Wisconsin Sen. Dale Schultz Will Oppose GOP Bill Attacking Early Voting

Wisconsin State Senator Dale Schultz
In a victory for voting rights, Wisconsin State Senator Dale Schultz (R-Richland Center) announced he will vote against a bill attacking early voting in Wisconsin.

Schultz announced his opposition to AB 54 and Senate Bill 324 through an aide in a phone conversation with Mal Contends this morning, effectively killing the anti-early voting legislation.

Schultz cited conversations with local election officials and small-town Wisconsin clerks who say they "prefer the flexibility they now have and are tired of Madison (the legislature and governor's office) trying to control and tell localities how to do their business."

Schultz also said through his legislative aide that "the party of Lincoln, T.R., Eisenhower and Ronald Reagan has worked to make it easier to vote, and not harder.

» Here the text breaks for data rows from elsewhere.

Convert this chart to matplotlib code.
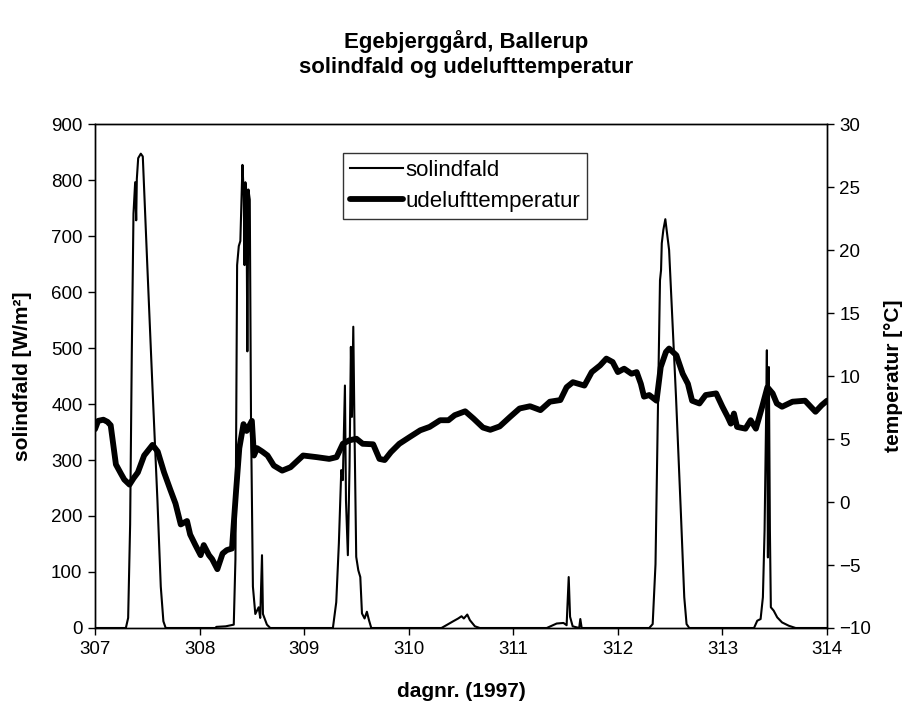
import matplotlib
matplotlib.use("Agg")
import matplotlib.pyplot as plt
import numpy as np

plt.rcParams['font.family'] = ['Liberation Sans', 'DejaVu Sans']

# ---------------- data ----------------
# solar irradiance (W/m2) per day
sol_d307 = [307.00, 307.295, 307.317, 307.336, 307.352, 307.368, 307.384, 307.394, 307.40, 307.413,
            307.438, 307.457, 307.50, 307.549, 307.597, 307.629, 307.654, 307.676]
sol_v307 = [0, 0, 18, 185, 494, 740, 796, 728, 802, 839, 847, 842, 648, 432, 228, 74, 12, 0]
sol_d308 = [308.152, 308.16, 308.25, 308.327, 308.343, 308.359, 308.375, 308.39, 308.41, 308.422,
            308.43, 308.438, 308.448, 308.457, 308.467, 308.48, 308.492, 308.51, 308.533, 308.565,
            308.58, 308.597, 308.606, 308.644, 308.676]
sol_v308 = [0, 2, 3, 6, 123, 648, 682, 691, 827, 777, 648, 796, 780, 494, 783, 765, 370, 74, 25, 37,
            18, 130, 25, 6, 0]
sol_d309 = [309.275, 309.307, 309.332, 309.355, 309.37, 309.39, 309.40, 309.418, 309.434, 309.447,
            309.457, 309.47, 309.482, 309.498, 309.518, 309.537, 309.553, 309.578, 309.60, 309.62, 309.642]
sol_v309 = [0, 46, 151, 282, 264, 433, 228, 130, 288, 502, 377, 538, 347, 127, 103, 91, 26, 17, 29, 14, 0]
sol_d310 = [310.313, 310.36, 310.425, 310.473, 310.505, 310.527, 310.56, 310.585, 310.633, 310.68]
sol_v310 = [0, 5, 12, 17, 21, 17, 24, 14, 3, 0]
sol_d311 = [311.32, 311.415, 311.48, 311.51, 311.53, 311.543, 311.568, 311.63, 311.641, 311.654]
sol_v311 = [0, 8, 9, 5, 91, 20, 3, 0, 16, 0]
sol_d312 = [312.30, 312.333, 312.36, 312.375, 312.39, 312.403, 312.413, 312.42, 312.435, 312.454,
            312.467, 312.49, 312.556, 312.603, 312.635, 312.657, 312.683]
sol_v312 = [0, 7, 114, 293, 472, 621, 639, 687, 711, 730, 710, 675, 413, 204, 55, 7, 0]
sol_d313 = [313.302, 313.333, 313.365, 313.387, 313.403, 313.416, 313.425, 313.435, 313.444, 313.454,
            313.463, 313.49, 313.524, 313.57, 313.635, 313.70, 314.00]
sol_v313 = [0, 13, 16, 55, 174, 353, 496, 126, 466, 174, 37, 31, 19, 10, 4, 0, 0]

# outdoor temperature (deg C)
tmp_d_a = [307.00, 307.03, 307.08, 307.12, 307.15, 307.20, 307.25, 307.28, 307.33, 307.37,
           307.41, 307.47, 307.55, 307.60, 307.66, 307.72, 307.77, 307.82, 307.88, 307.91,
           307.96, 308.01, 308.04, 308.09, 308.12, 308.17, 308.22, 308.26, 308.31, 308.35,
           308.38, 308.42, 308.45, 308.50, 308.52, 308.55, 308.60, 308.65, 308.71, 308.79,
           308.87, 308.99, 309.12, 309.24, 309.31, 309.37, 309.43, 309.50, 309.56, 309.66]
tmp_v_a = [5.78, 6.44, 6.53, 6.36, 6.09, 2.98, 2.22, 1.78, 1.38, 1.90,
           2.35, 3.69, 4.53, 4.00, 2.36, 0.98, -0.13, -1.78, -1.51, -2.58,
           -3.42, -4.22, -3.42, -4.22, -4.53, -5.33, -4.09, -3.82, -3.69, 0.98,
           4.27, 6.18, 5.64, 6.44, 3.69, 4.27, 4.00, 3.69, 2.89, 2.49,
           2.76, 3.69, 3.56, 3.42, 3.56, 4.62, 4.89, 5.02, 4.62, 4.58]
tmp_d_b = [309.72, 309.77, 309.83, 309.91, 310.01, 310.11, 310.20, 310.30, 310.38, 310.44,
           310.54, 310.62, 310.71, 310.78, 310.87, 310.97, 311.06, 311.16, 311.26, 311.35,
           311.45, 311.51, 311.57, 311.68, 311.75, 311.83, 311.89, 311.95, 312.00, 312.06,
           312.13, 312.18, 312.22, 312.25, 312.30, 312.37, 312.41, 312.46, 312.49, 312.56]
tmp_v_b = [3.42, 3.33, 3.96, 4.62, 5.16, 5.69, 5.96, 6.49, 6.49, 6.89,
           7.20, 6.62, 5.91, 5.73, 6.00, 6.76, 7.42, 7.60, 7.29, 7.96,
           8.09, 9.11, 9.51, 9.24, 10.31, 10.84, 11.38, 11.11, 10.31, 10.58,
           10.18, 10.31, 9.38, 8.36, 8.49, 8.04, 10.71, 11.91, 12.18, 11.64]
tmp_d_c = [312.62, 312.67, 312.71, 312.78, 312.84, 312.94, 313.00, 313.05, 313.08, 313.11,
           313.14, 313.22, 313.27, 313.32, 313.38, 313.43, 313.48, 313.52, 313.57, 313.67,
           313.79, 313.89, 313.95, 314.00]
tmp_v_c = [10.18, 9.38, 8.04, 7.82, 8.49, 8.62, 7.56, 6.76, 6.22, 7.02,
           5.96, 5.82, 6.49, 5.82, 7.56, 9.11, 8.62, 7.82, 7.56, 7.96,
           8.04, 7.16, 7.69, 8.04]

x_ticks = [307, 308, 309, 310, 311, 312, 313, 314]
sol_ticks = [0, 100, 200, 300, 400, 500, 600, 700, 800, 900]
tmp_ticks = [-10, -5, 0, 5, 10, 15, 20, 25, 30]

sol_day = sol_d307 + sol_d308 + sol_d309 + sol_d310 + sol_d311 + sol_d312 + sol_d313
sol_val = sol_v307 + sol_v308 + sol_v309 + sol_v310 + sol_v311 + sol_v312 + sol_v313
tmp_day = tmp_d_a + tmp_d_b + tmp_d_c
tmp_val = tmp_v_a + tmp_v_b + tmp_v_c

# ---------------- figure ----------------
fig = plt.figure(figsize=(9.07, 7.06), dpi=100)
ax = fig.add_axes([95/907, 1-628/706, 732/907, 504/706])
ax2 = ax.twinx()

l1, = ax.plot(sol_day, sol_val, color='black', lw=1.5, label='solindfald')
l2, = ax2.plot(tmp_day, tmp_val, color='black', lw=4.2, solid_joinstyle='round',
               solid_capstyle='round', label='udelufttemperatur')

ax.set_xlim(307, 314)
ax.set_ylim(0, 900)
ax2.set_ylim(-10, 30)
ax.set_xticks(x_ticks)
ax.set_yticks(sol_ticks)
ax2.set_yticks(tmp_ticks)

for a in (ax, ax2):
    for s in a.spines.values():
        s.set_linewidth(1.0)
        s.set_color('black')
    a.tick_params(direction='out', length=5, width=1.0, labelsize=13.5, colors='black', pad=4)

ax.set_xlabel('dagnr. (1997)', fontsize=15, fontweight='bold')
ax.set_ylabel('solindfald [W/m²]', fontsize=15, fontweight='bold')
ax2.set_ylabel('temperatur [°C]', fontsize=15, fontweight='bold')
ax.xaxis.set_label_coords(0.5, -0.107)
ax.yaxis.set_label_coords(-0.0997, 0.5)
ax2.yaxis.set_label_coords(1.0915, 0.5)
ax2.yaxis.label.set_verticalalignment('center')
ax.yaxis.label.set_verticalalignment('center')

fig.text(466/907, 1-42/706, 'Egebjerggård, Ballerup', ha='center', va='center',
         fontsize=16, fontweight='bold')
fig.text(466/907, 1-68/706, 'solindfald og udelufttemperatur', ha='center', va='center',
         fontsize=16, fontweight='bold')

leg = ax2.legend([l1, l2], ['solindfald', 'udelufttemperatur'], loc='upper left',
                 bbox_to_anchor=(0.339, 0.942), borderaxespad=0, fontsize=16,
                 frameon=True, fancybox=False, handlelength=2.4, handletextpad=0.1,
                 borderpad=0.3, labelspacing=0.45)
leg.get_frame().set_edgecolor('black')
leg.get_frame().set_linewidth(1.0)

fig.savefig('out.png', dpi=100)
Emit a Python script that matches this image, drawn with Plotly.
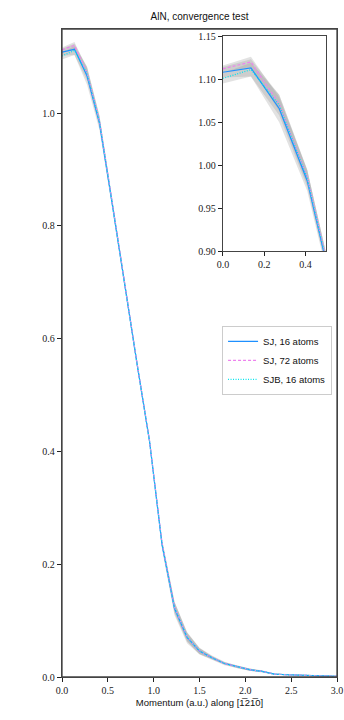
import plotly.graph_objects as go

# ---- data ----
momentum = [0.0, 0.136, 0.273, 0.409, 0.545, 0.682, 0.818, 0.955, 1.091, 1.227,
            1.364, 1.5, 1.636, 1.773, 1.909, 2.045, 2.182, 2.318, 2.455, 2.591,
            2.727, 2.864, 3.0]
sj_16 = [1.108, 1.113, 1.066, 0.982, 0.842, 0.695, 0.556, 0.418, 0.235, 0.122,
         0.070, 0.046, 0.034, 0.024, 0.018, 0.013, 0.010, 0.005, 0.004, 0.003,
         0.003, 0.002, 0.001]
sj_72 = [1.112, 1.120, 1.071, 0.986, 0.845, 0.697, 0.557, 0.419, 0.238, 0.124,
         0.071, 0.046, 0.034, 0.024, 0.018, 0.013, 0.010, 0.005, 0.004, 0.003,
         0.003, 0.002, 0.001]
sjb_16 = [1.101, 1.111, 1.070, 0.985, 0.843, 0.696, 0.556, 0.418, 0.236, 0.123,
          0.071, 0.046, 0.034, 0.024, 0.018, 0.013, 0.010, 0.005, 0.004, 0.003,
          0.003, 0.002, 0.001]
# half-widths of the grey uncertainty bands
sj_16_err = [0.006, 0.010, 0.016, 0.012, 0.008, 0.006, 0.006, 0.006, 0.008, 0.012,
             0.010, 0.006, 0.004, 0.003, 0.002, 0.002, 0.002, 0.001, 0.001, 0.001,
             0.001, 0.001, 0.001]
sj_72_err = [0.004, 0.006, 0.008, 0.008, 0.006, 0.005, 0.005, 0.005, 0.006, 0.008,
             0.007, 0.005, 0.003, 0.002, 0.002, 0.002, 0.001, 0.001, 0.001, 0.001,
             0.001, 0.001, 0.001]
sjb_16_err = [0.006, 0.008, 0.012, 0.010, 0.007, 0.005, 0.005, 0.005, 0.007, 0.010,
              0.008, 0.005, 0.003, 0.002, 0.002, 0.002, 0.001, 0.001, 0.001, 0.001,
              0.001, 0.001, 0.001]

main_xticks = [0.0, 0.5, 1.0, 1.5, 2.0, 2.5, 3.0]
main_yticks = [0.0, 0.2, 0.4, 0.6, 0.8, 1.0]
inset_xticks = [0.0, 0.2, 0.4]
inset_yticks = [0.90, 0.95, 1.00, 1.05, 1.10, 1.15]

series = [
    ("SJ, 16 atoms", sj_16, sj_16_err, "#1e90ff", "solid"),
    ("SJ, 72 atoms", sj_72, sj_72_err, "#ee82ee", "3px,2px"),
    ("SJB, 16 atoms", sjb_16, sjb_16_err, "#00e5ee", "1px,1.5px"),
]

fig = go.Figure()
band_color = "rgba(150,150,150,0.28)"

for xa, ya, show in [("x", "y", True), ("x2", "y2", False)]:
    for name, vals, err, col, dash in series:
        lo = [v - e for v, e in zip(vals, err)]
        hi = [v + e for v, e in zip(vals, err)]
        fig.add_trace(go.Scatter(x=momentum, y=lo, mode="lines", line=dict(width=0),
                                 showlegend=False, hoverinfo="skip", xaxis=xa, yaxis=ya))
        fig.add_trace(go.Scatter(x=momentum, y=hi, mode="lines", line=dict(width=0),
                                 fill="tonexty", fillcolor=band_color,
                                 showlegend=False, hoverinfo="skip", xaxis=xa, yaxis=ya))
    for name, vals, err, col, dash in series:
        fig.add_trace(go.Scatter(x=momentum, y=vals, mode="lines", name=name,
                                 line=dict(color=col, width=1.2, dash=dash),
                                 showlegend=show, xaxis=xa, yaxis=ya))

serif = dict(family="Liberation Serif", size=10, color="#222")
frame = dict(showline=True, linecolor="#444", linewidth=1.3, mirror=True,
             ticks="outside", ticklen=4, tickcolor="#222", showgrid=False,
             zeroline=False, tickfont=serif, automargin=False)

fig.update_layout(
    width=344, height=720,
    margin=dict(l=62, r=7, t=29, b=43),
    paper_bgcolor="white", plot_bgcolor="white",
    title=dict(text="AlN, convergence test", x=0.58, xanchor="center",
               y=0.977, yanchor="middle",
               font=dict(family="Liberation Sans", size=10, color="#111")),
    xaxis=dict(range=[0, 3], tickvals=main_xticks, tickformat=".1f",
               title=dict(text="Momentum (a.u.) along [1\u030521\u03050]",
                          font=dict(family="Liberation Sans", size=9.5, color="#111"),
                          standoff=4),
               **frame),
    yaxis=dict(range=[0, 1.149], tickvals=main_yticks, tickformat=".1f", **frame),
    xaxis2=dict(domain=[0.585, 0.96], anchor="y2", range=[0, 0.5],
                tickvals=inset_xticks, tickformat=".1f", **frame),
    yaxis2=dict(domain=[0.657, 0.989], anchor="x2", range=[0.90, 1.15],
                tickvals=inset_yticks, tickformat=".2f", **frame),
    legend=dict(x=0.582, y=0.542, xanchor="left", yanchor="top",
                bgcolor="white", bordercolor="#ccc", borderwidth=1,
                font=dict(family="Liberation Sans", size=9.5, color="#111"),
                tracegroupgap=0, traceorder="normal", itemwidth=30),
    showlegend=True,
    shapes=[dict(type="rect", xref="paper", yref="paper", x0=0, x1=1, y0=0, y1=1,
                 line=dict(color="#444", width=1.3), fillcolor="rgba(0,0,0,0)",
                 layer="above")],
)

fig.write_html("out.html", config={"displayModeBar": False},
               post_script="document.body.style.margin='0';document.body.style.padding='0';")
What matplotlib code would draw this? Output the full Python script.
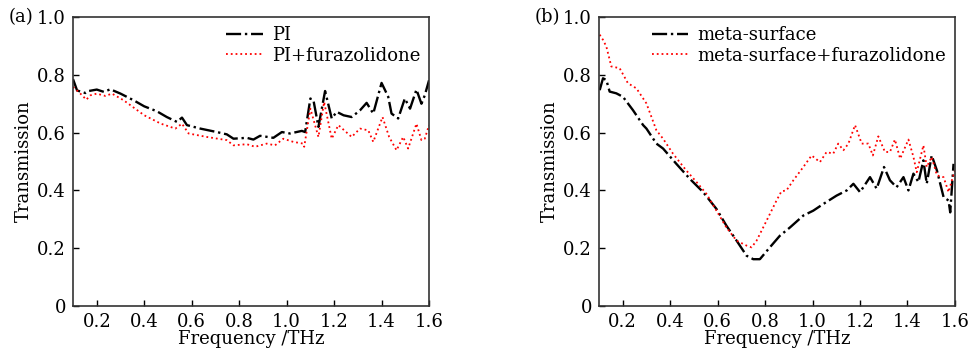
import numpy as np
import matplotlib.pyplot as plt
from matplotlib.ticker import FuncFormatter

# panel (a): PI film
freq_pi = [0.10, 0.117, 0.152, 0.166, 0.20, 0.23, 0.257, 0.30, 0.355, 0.40, 0.453, 0.495,
           0.538, 0.559, 0.58, 0.636, 0.706, 0.748, 0.776, 0.832, 0.86, 0.888, 0.944, 0.98,
           1.014, 1.064, 1.078, 1.10, 1.113, 1.134, 1.162, 1.19, 1.211, 1.24, 1.274, 1.309,
           1.337, 1.365, 1.40, 1.428, 1.442, 1.47, 1.498, 1.52, 1.547, 1.568, 1.582, 1.60]
trans_pi = [0.785, 0.746, 0.737, 0.744, 0.749, 0.741, 0.750, 0.735, 0.712, 0.691, 0.674, 0.654,
            0.637, 0.652, 0.626, 0.614, 0.602, 0.594, 0.579, 0.582, 0.576, 0.589, 0.582, 0.602,
            0.597, 0.606, 0.602, 0.718, 0.712, 0.620, 0.744, 0.649, 0.672, 0.660, 0.654, 0.677,
            0.703, 0.666, 0.772, 0.724, 0.666, 0.649, 0.718, 0.683, 0.749, 0.700, 0.729, 0.781]

freq_pi_f = [0.10, 0.131, 0.156, 0.173, 0.20, 0.236, 0.264, 0.313, 0.40, 0.47, 0.531, 0.559,
             0.587, 0.664, 0.748, 0.776, 0.832, 0.867, 0.916, 0.951, 0.986, 1.028, 1.07, 1.074,
             1.10, 1.134, 1.158, 1.19, 1.218, 1.274, 1.309, 1.344, 1.365, 1.404, 1.432, 1.463,
             1.491, 1.512, 1.547, 1.568, 1.582, 1.60]
trans_pi_f = [0.758, 0.735, 0.714, 0.729, 0.735, 0.727, 0.735, 0.712, 0.660, 0.631, 0.614, 0.631,
              0.597, 0.585, 0.574, 0.556, 0.560, 0.551, 0.562, 0.556, 0.579, 0.568, 0.562, 0.551,
              0.683, 0.585, 0.706, 0.579, 0.626, 0.585, 0.614, 0.608, 0.568, 0.654, 0.585, 0.539,
              0.585, 0.545, 0.631, 0.574, 0.579, 0.626]

# panel (b): meta-surface
freq_ms = [0.103, 0.117, 0.131, 0.145, 0.173, 0.201, 0.243, 0.286, 0.30, 0.342, 0.37, 0.426,
           0.483, 0.539, 0.595, 0.637, 0.68, 0.722, 0.75, 0.778, 0.82, 0.862, 0.905, 0.961,
           1.003, 1.045, 1.101, 1.144, 1.172, 1.20, 1.242, 1.27, 1.301, 1.326, 1.354, 1.383,
           1.404, 1.425, 1.446, 1.467, 1.481, 1.502, 1.524, 1.552, 1.573, 1.58, 1.594]
trans_ms = [0.747, 0.788, 0.782, 0.742, 0.736, 0.724, 0.678, 0.626, 0.614, 0.562, 0.545, 0.492,
            0.440, 0.394, 0.336, 0.278, 0.226, 0.174, 0.162, 0.162, 0.203, 0.243, 0.272, 0.313,
            0.330, 0.353, 0.382, 0.400, 0.423, 0.394, 0.446, 0.406, 0.481, 0.435, 0.411, 0.446,
            0.400, 0.458, 0.429, 0.504, 0.423, 0.521, 0.469, 0.377, 0.365, 0.324, 0.492]

freq_ms_f = [0.103, 0.117, 0.131, 0.152, 0.187, 0.222, 0.258, 0.30, 0.342, 0.37, 0.412, 0.468,
             0.511, 0.553, 0.595, 0.637, 0.68, 0.722, 0.743, 0.764, 0.806, 0.848, 0.869, 0.89,
             0.919, 0.961, 0.996, 1.031, 1.059, 1.087, 1.108, 1.13, 1.151, 1.179, 1.207, 1.235,
             1.254, 1.277, 1.305, 1.326, 1.347, 1.369, 1.404, 1.425, 1.439, 1.467, 1.481, 1.502,
             1.524, 1.552, 1.573, 1.587, 1.60]
trans_ms_f = [0.939, 0.921, 0.898, 0.829, 0.823, 0.771, 0.753, 0.701, 0.608, 0.579, 0.527, 0.469,
              0.429, 0.388, 0.330, 0.272, 0.226, 0.209, 0.203, 0.226, 0.295, 0.365, 0.397, 0.400,
              0.435, 0.481, 0.521, 0.498, 0.533, 0.527, 0.562, 0.539, 0.562, 0.626, 0.562, 0.562,
              0.521, 0.587, 0.533, 0.533, 0.576, 0.510, 0.576, 0.516, 0.463, 0.556, 0.481, 0.516,
              0.452, 0.446, 0.394, 0.435, 0.469]

x_ticks = [0.2, 0.4, 0.6, 0.8, 1.0, 1.2, 1.4, 1.6]
y_ticks = [0, 0.2, 0.4, 0.6, 0.8, 1.0]

plt.rcParams['font.family'] = 'DejaVu Serif'
plt.rcParams['font.size'] = 13

fig = plt.figure(figsize=(9.7, 3.55), dpi=100)
ax_a = fig.add_axes([0.0753, 0.138, 0.367, 0.814])
ax_b = fig.add_axes([0.6175, 0.138, 0.367, 0.814])

panels = [
    (ax_a, '(a)', freq_pi, trans_pi, 'PI', freq_pi_f, trans_pi_f, 'PI+furazolidone'),
    (ax_b, '(b)', freq_ms, trans_ms, 'meta-surface', freq_ms_f, trans_ms_f,
     'meta-surface+furazolidone'),
]

for ax, tag, f1, t1, lab1, f2, t2, lab2 in panels:
    ax.plot(f1, t1, color='black', linestyle='-.', linewidth=1.7, label=lab1)
    ax.plot(f2, t2, color='red', linestyle=':', linewidth=1.3, label=lab2)
    ax.set_xlim(0.1, 1.6)
    ax.set_ylim(0, 1.0)
    ax.set_xticks(x_ticks)
    ax.set_yticks(y_ticks)
    ax.xaxis.set_major_formatter(FuncFormatter(lambda v, p: '%.1f' % v))
    ax.yaxis.set_major_formatter(FuncFormatter(lambda v, p: '0' if v == 0 else '%.1f' % v))
    ax.tick_params(direction='in', length=4, width=1, labelsize=13, pad=5)
    for s in ax.spines.values():
        s.set_linewidth(1.2)
        s.set_color('#333333')
    ax.set_xlabel('Frequency /THz', fontsize=13, labelpad=-1)
    ax.set_ylabel('Transmission', fontsize=13, labelpad=3)
    ax.legend(loc='upper right', frameon=False, fontsize=13, handlelength=2.0,
              borderaxespad=0.1, labelspacing=0.15, handletextpad=0.5)
    ax.text(-0.18, 1.0, tag, transform=ax.transAxes, fontsize=13, va='center', ha='left')

fig.savefig('out.png', dpi=100)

It's in the traditional Republican vein to help voting."

The bill would limit in-person, absentee voting (early voting) for all municipalities across Wisconsin to the hours of 7:30 am to 5:00 pm, Monday-Friday. No observers see the bill as anything but a move against voters to help Republicans win office.

Schultz has criticized the new Republican Party in Wisconsin as captured by extreme special interests, explaining this it why he is leaving the Wisconsin legislature.

Schultz said he will join Sen. Frank Lasee (R-De Pere) in voting 'No' if SB 324 comes to a floor vote despite losing in the Wisconsin State Senate Committee on Elections and Urban Affairs, 3-2 after Lasee's 'No' vote.

As all 15 Wisconsin Democratic Senators are against the bill, Schultz' opposition makes a floor vote on the bill unlikely as it would lose 17-16.

Though many will see Schultz' opposition as a slap in the face of the bill's author, Sen. Glenn Grothman (West Bend), and Scott Walker, Schultz said his vote is based on his district's local officials' preference and the pro-voting history of the traditional Republican Party, as opposed to today's Republican Party that appears intent on controlling local communities.